Even when, a decade ago, I mentally accepted the fact that I am attracted to girls, I knew that my parents would never be okay with my sexuality. I come from what I think is a relatively progressive upper middle class Gujarati family in Mumbai. I have never been ‘given permission’ to work—it’s been assumed I will give my career its due importance, which is more than I can say for some other families in my community. They’re even proud of how successful I am as an investment advisor, telling everyone who will listen about my promotions or bonuses. I was given top-class education, am free to travel wherever and whenever I want to, and stay out late into the night. I enjoy my drinks even when it’s more of a ‘don’t ask, don’t tell’ situation at home when it comes to alcohol, which is perfectly fine with me.

But the idea of who I am dating or would marry is another thing altogether. I am 28. For the past four years, my parents have arranged for me to meet a string of Gujarati boys with the hope that I will like one of them, magically fall in love with him, and want his babies. I have been in a steady relationship since the past couple of years with a girl who is a student at an IIM. But I have gone ahead and met these boys just to keep up the illusion. They would then be rejected as too bizarre or too boring or too *insert an adjective here*.

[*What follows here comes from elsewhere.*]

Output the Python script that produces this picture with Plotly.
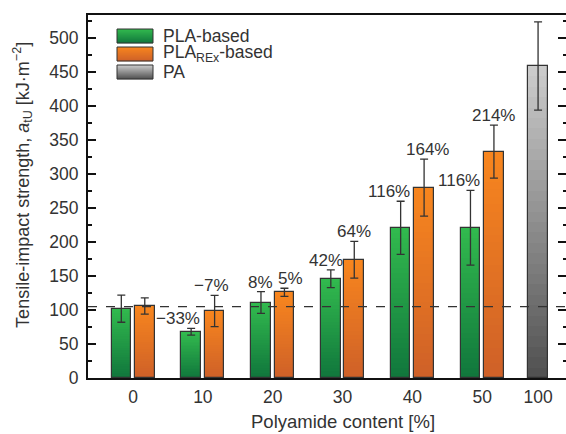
import plotly.graph_objects as go

# ---------------- data ----------------
categories = ["0", "10", "20", "30", "40", "50", "100"]
cat_pos = [0, 1, 2, 3, 4, 5, 5.8]          # position of each category on the axis

pla_values = [102, 68, 111, 146, 221, 221]
pla_errors = [20, 5, 16, 13, 39, 55]
rex_values = [106, 98.5, 126, 174, 280, 333]
rex_errors = [12, 23, 6, 27, 42, 39]
pa_values = [459]
pa_errors = [65]

pla_labels = ["", "−33%", "8%", "42%", "116%", "116%"]
rex_labels = ["", "−7%", "5%", "64%", "164%", "214%"]
reference_value = 105

# ---------------- style ----------------
FONT = "Liberation Sans, Arial, sans-serif"
TXT = "#333333"
EDGE = "#333333"
BAR_W = 0.28
OFF = 0.168
N_SEG = 30
pla_shift = [0, -13, 0, -5, -12, -11]
rex_shift = [0, -3, 6, 0, 3, 0]

green_grad = ((16, 118, 60), (50, 186, 78))     # bottom, top
orange_grad = ((206, 96, 40), (248, 134, 30))
gray_grad = ((80, 80, 80), (205, 205, 205))


def mix(c0, c1, t):
    return "rgb(%d,%d,%d)" % tuple(round(a + (b - a) * t) for a, b in zip(c0, c1))


fig = go.Figure()


def gradient_bars(xs, vals, errs, grad, name):
    for k in range(N_SEG):
        t = (k + 0.5) / N_SEG
        fig.add_trace(go.Bar(
            x=xs, y=[v / N_SEG for v in vals], base=[v * k / N_SEG for v in vals],
            width=BAR_W, marker=dict(color=mix(grad[0], grad[1], t), line=dict(width=0)),
            showlegend=False, hoverinfo="skip"))
    fig.add_trace(go.Bar(
        x=xs, y=vals, width=BAR_W, name=name, showlegend=False,
        marker=dict(color="rgba(0,0,0,0)", line=dict(color=EDGE, width=1.2)),
        error_y=dict(type="data", array=errs, visible=True, color=EDGE,
                     thickness=1.3, width=4)))


n = len(pla_values)
pla_x = [p - OFF for p in cat_pos[:n]]
rex_x = [p + OFF for p in cat_pos[:n]]
pa_x = cat_pos[n:]

gradient_bars(pla_x, pla_values, pla_errors, green_grad, "PLA-based")
gradient_bars(rex_x, rex_values, rex_errors, orange_grad, "PLA<sub>REx</sub>-based")
gradient_bars(pa_x, pa_values, pa_errors, gray_grad, "PA")

# invisible trace for right-hand tick axis
fig.add_trace(go.Scatter(x=[cat_pos[0]], y=[0], yaxis="y2", mode="markers",
                         marker=dict(opacity=0), showlegend=False, hoverinfo="skip"))

annotations = []
for xs, vals, errs, labels, shifts in ((pla_x, pla_values, pla_errors, pla_labels, pla_shift),
                                       (rex_x, rex_values, rex_errors, rex_labels, rex_shift)):
    for x, v, e, lab, s in zip(xs, vals, errs, labels, shifts):
        if lab:
            annotations.append(dict(x=x, y=v + e, text=lab, showarrow=False, xanchor="center",
                                    yanchor="bottom", xshift=s, yshift=-2,
                                    font=dict(family=FONT, size=17, color=TXT)))

# axis titles
annotations.append(dict(xref="paper", yref="paper", x=0.533, y=-0.12,
                        xanchor="center", yanchor="middle",
                        text="Polyamide content [%]", showarrow=False,
                        font=dict(family=FONT, size=18.5, color=TXT)))
annotations.append(dict(xref="paper", yref="paper", x=-0.136, y=0.532, textangle=-90,
                        xanchor="center", yanchor="middle",
                        text="Tensile-impact strength, <i>a</i><sub>tU</sub> [kJ·m<sup>−2</sup>]",
                        showarrow=False, font=dict(family=FONT, size=18, color=TXT)))

# manual legend with gradient swatches
PL, PR, PT, PB = 88, 566, 15, 378
def px_x(px): return (px - PL) / (PR - PL)
def px_y(py): return (PB - py) / (PB - PT)

shapes = []
legend_items = [("PLA-based", green_grad), ("PLA<sub>REx</sub>-based", orange_grad), ("PA", gray_grad)]
for i, (label, grad) in enumerate(legend_items):
    top = 29 + 18 * i
    nst = 14
    h = 14 / nst
    for k in range(nst):
        y0 = top + k * h
        t = 1 - (k + 0.5) / nst
        shapes.append(dict(type="rect", xref="paper", yref="paper",
                           x0=px_x(117), x1=px_x(153), y0=px_y(y0 + h + 0.3), y1=px_y(y0),
                           fillcolor=mix(grad[0], grad[1], t), line=dict(width=0), layer="above"))
    shapes.append(dict(type="rect", xref="paper", yref="paper",
                       x0=px_x(117), x1=px_x(153), y0=px_y(top + 14), y1=px_y(top),
                       fillcolor="rgba(0,0,0,0)", line=dict(color=EDGE, width=1), layer="above"))
    annotations.append(dict(xref="paper", yref="paper", x=px_x(161), y=px_y(top + 7),
                            xanchor="left", yanchor="middle", text=label, showarrow=False,
                            font=dict(family=FONT, size=17.5, color=TXT)))

# dashed reference line
shapes.append(dict(type="line", xref="paper", yref="y", x0=0, x1=1,
                   y0=reference_value, y1=reference_value,
                   line=dict(color=EDGE, width=1.3, dash="dash"), layer="above"))

YR = [0, 534]
fig.update_layout(
    width=566, height=434,
    margin=dict(l=PL, r=566 - PR, t=PT, b=434 - PB),
    paper_bgcolor="white", plot_bgcolor="white",
    barmode="overlay", bargap=0,
    showlegend=False,
    font=dict(family=FONT, size=17, color=TXT),
    xaxis=dict(range=[-0.645, 6.2], tickvals=cat_pos, ticktext=categories,
               showline=True, linecolor="#111111", linewidth=2, mirror=True,
               ticks="", showgrid=False, zeroline=False, ticklabelstandoff=2,
               tickfont=dict(family=FONT, size=17.5, color=TXT)),
    yaxis=dict(range=YR, dtick=50, tick0=0, showline=True, linecolor="#111111", linewidth=2,
               ticks="inside", ticklen=8, tickwidth=2, tickcolor="#111111",
               minor=dict(ticks="inside", ticklen=4, tickwidth=1.5, dtick=25, tickcolor="#111111"),
               showgrid=False, zeroline=False, ticklabelstandoff=4,
               tickfont=dict(family=FONT, size=17.5, color=TXT)),
    yaxis2=dict(range=YR, overlaying="y", side="right", dtick=50, tick0=0,
                showline=False, showticklabels=False, showgrid=False, zeroline=False,
                ticks="inside", ticklen=8, tickwidth=2, tickcolor="#111111",
                minor=dict(ticks="inside", ticklen=3, tickwidth=1.5, dtick=25, tickcolor="#111111")),
    shapes=shapes, annotations=annotations,
)

fig.write_html("out.html", config={"displayModeBar": False},
               post_script="document.body.style.margin='0';document.body.style.overflow='hidden';")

You see, my parents mean everything to me. I love them to bits. And they love me too. But them accepting me as lesbian is just not a possibility. I am not being defeatist or negative. I just know that’s the truth. I know their thought patterns and where they come from, and this is not a reality in their worlds by a long shot. The idea of ‘what will the world say?’ is so deeply entrenched in their psyche that they might not stop loving me, but they will self-inflict grief to such a degree that I will not be able to take it.

And honestly, I don’t blame them. This is who they are, and while they have broken through a lot of outdated traditions and rebelled in their own ways, they have not been able to come this far. The fact that Modi who has tweeted thrice since yesterday has not even acknowledged this groundbreaking change is taken in my parents’ passively pro-BJP worlds as something that is too trivial to bother sparing a thought about. Plus, my closest friends and cousins know of my orientation, so it’s not like I felt the need to tell anyone about it yesterday.

The law also doesn’t mean much for me because booking a hotel room for my girlfriend and me, or travelling with her, or hugging her in public or giving her a peck on the cheek has never been an issue. That’s one thing I feel grateful about when it comes to being a girl in India—noone raises an eyebrow when girls do the above mentioned things. Sure, I might be less worried about cops in plainclothes catching us making out, but that’s the extent to which yesterday’s history-making verdict affects me. My girlfriend who comes from a much smaller town and a very different background shares my sentiments as well.

Now, can I go back to my work, please?